The Caretaker Energy Minister of Pakistan has announced a major policy change: new gas connections would no longer be approved, citing reasons such as impracticality and economic feasibility. This declaration, issued in Islamabad, marks a sea change in the nation’s energy environment.
Energy Minister emphasized that within the next one to two years, domestic gas connections will transition to Liquefied Petroleum Gas (LPG), marking a departure from conventional natural gas supply for households. He clarified that henceforth, gas will be exclusively directed towards power plants, aligning with international practices.
One of the pivotal assertions made by the caretaker minister was that the surge in gas prices will not escalate the existing circular debt within the sector. This strategic move aims to fortify the financial stability of the gas industry. Minister assured that international gas companies will remain invested in the country, buoyed by this initiative, which is poised to augment gas production.
To shield the agricultural sector, the gas price for the fertilizer industry has been left unaltered, preventing an undue burden on farmers. Moreover, the energy minister affirmed that industrial gas prices will be on par with those of neighboring countries, fostering a competitive environment conducive to industrial growth.
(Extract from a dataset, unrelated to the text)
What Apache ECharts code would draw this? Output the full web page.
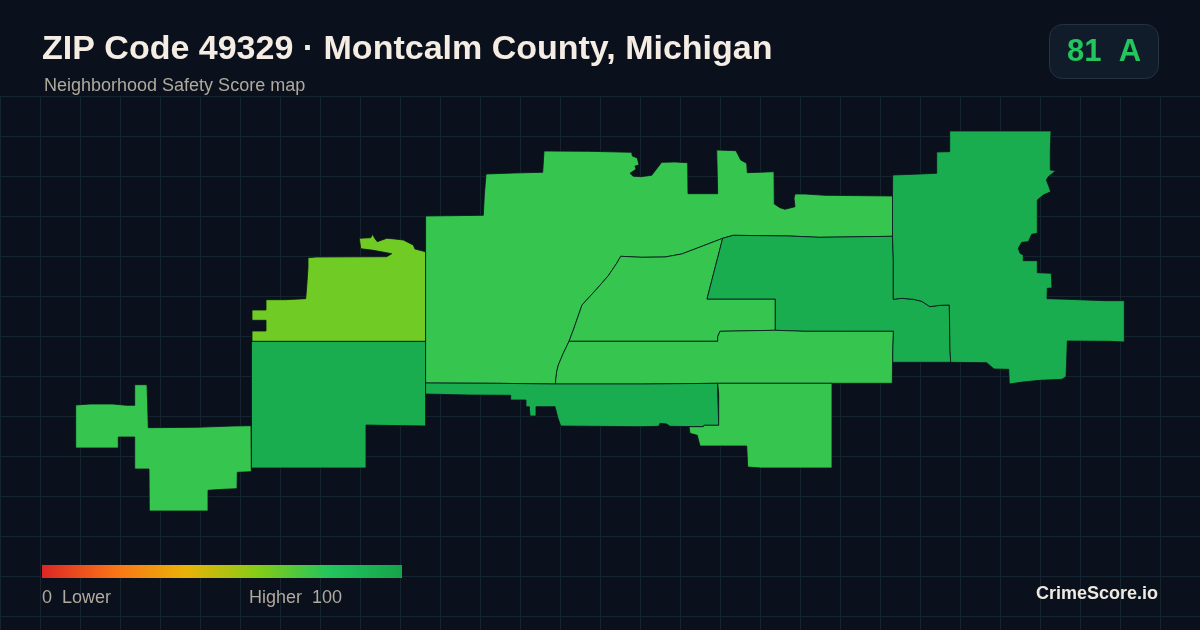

Minister underscored the imperative to rectify the prevailing circular debt, which stands at a staggering 4,500 billion rupees. Through this bold policy shift, the government endeavors to recalibrate the economic dynamics of the gas sector, ensuring its sustainability and long-term viability.
In a bid to alleviate the impact on lower-income segments, the energy minister revealed that measures have been instituted to shield them from the brunt of gas price hikes. Notably, a 57 percent increase in tariffs has been levied on domestic consumers, with this demographic accounting for 31 percent of total gas usage.
Crucially, the tariff for the highest gas consumers has been adjusted to align with LPG rates, promoting fairness and equity within the system. This move is poised to instill a sense of parity and balance among consumers, regardless of their usage patterns.
As Pakistan steers towards a future reliant on LPG for domestic consumption, this paradigm shift in energy policy marks a decisive step towards a more sustainable and economically sound gas sector. With an eye on global best practices, the government’s move is anticipated to pave the way for enhanced gas production and a more competitive industrial landscape in the country.